In the past few months the difference between respect and kindness has been a growing topic of conversation in our home. As a mother, I have to admit that while I know the difference between these two words, I never really stopped to think that my children might not.
Teaching respect is important to many of us. It takes many forms, from asking our children to say Please and Thank You, to holding the door for those walking in or out, to addressing adults in a certain way. Respect can be taught as accepting and not judging another’s opinion, even if you disagree. It can be taught as the ability to have an argument without ever feeling the need to get angry or use cross language with the one you are speaking to, and it can be as simple as choosing to respect our planet by not littering or harming other creatures. Respect is taught is many ways, and for many different reasons, and it is certainly a huge part of our parenting in today’s world.
For me, the bigger question comes when we see respect being taught, and not kindness in turn. Respect with out kindness seems more to be about obeying than it does about the intention behind why we are asking children to be respectful. When we demand obedience, and we are not asking a child to think of the intentions behind their actions, we are simply creating situations that make the adult feel loved, and the child feel anger. We are also teaching that kindness does not need to be present in order for children to behave “correctly”.

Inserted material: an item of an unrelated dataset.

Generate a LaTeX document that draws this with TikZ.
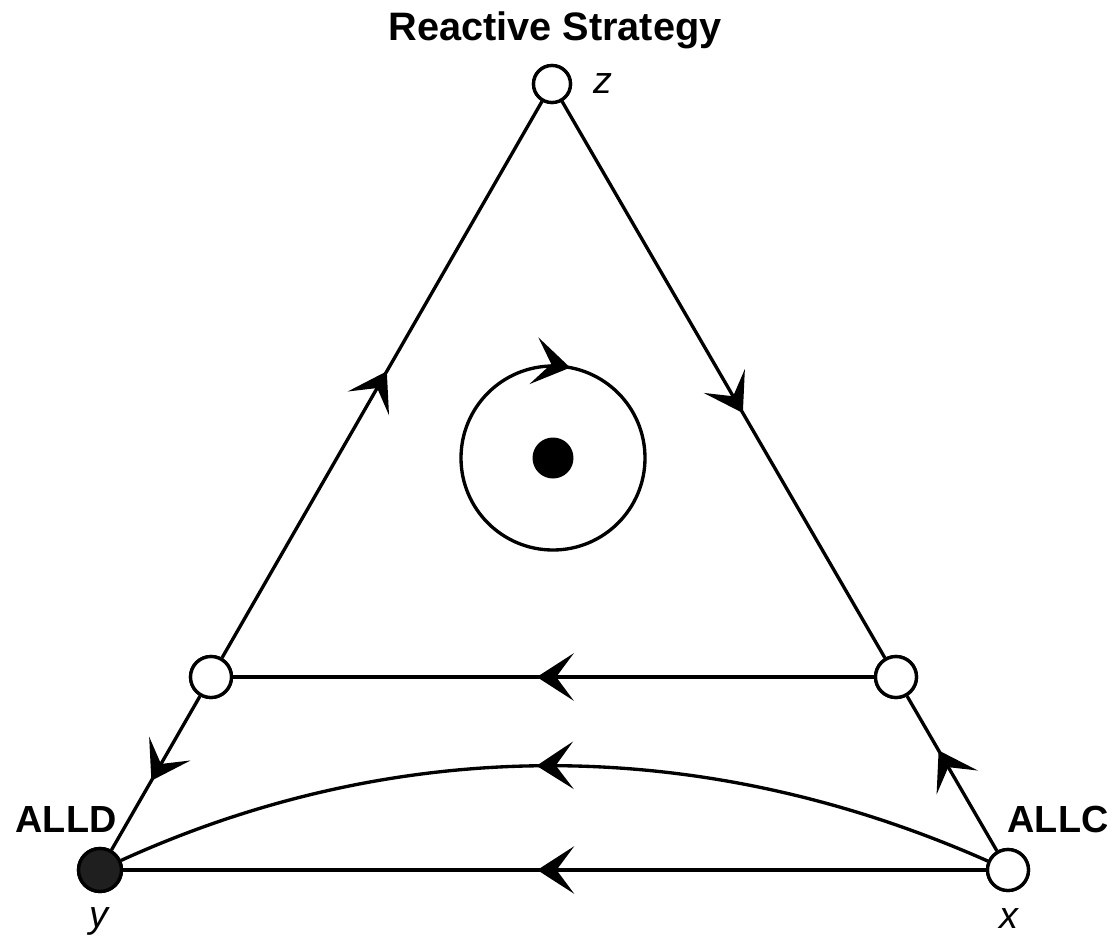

I am coming to realize that this lesson is going to present itself time and again, as my children get older and begin interacting in the world with others, such as coaches, friends and their parents, etc. It is a hard lesson to teach my kiddos that sometimes a situation will present itself where someone demands respect, but certainly chooses not to give it in return. How it breaks my heart to convey that it is understandable that situation creates conflict and a sense of self-loss, and at the same time somehow convince them to rise above the situation and continue to do their best.
As I sat with my oldest son over the weekend and tried to explain these differences between kindness and respect, I was struck that while the words might be used too often interchangeably, children certainly understand what we mean when we define the difference between being kind, and simply being respectful. Convincing a child that they deserve both as much as any adult can be a challenge, but also a necessary lesson. Self-worth, and practicing kindness to one’s self is paramount to making sure that our children know healthy boundaries, and understand that they are valued.
If kindness is where we lead from, and we teach that intention is just as important as action when it comes to our children’s behavior, respect is then sure to follow. Respect and kindness are in no way the same things, but when kindness is the priority, respect certainly shows itself time and again.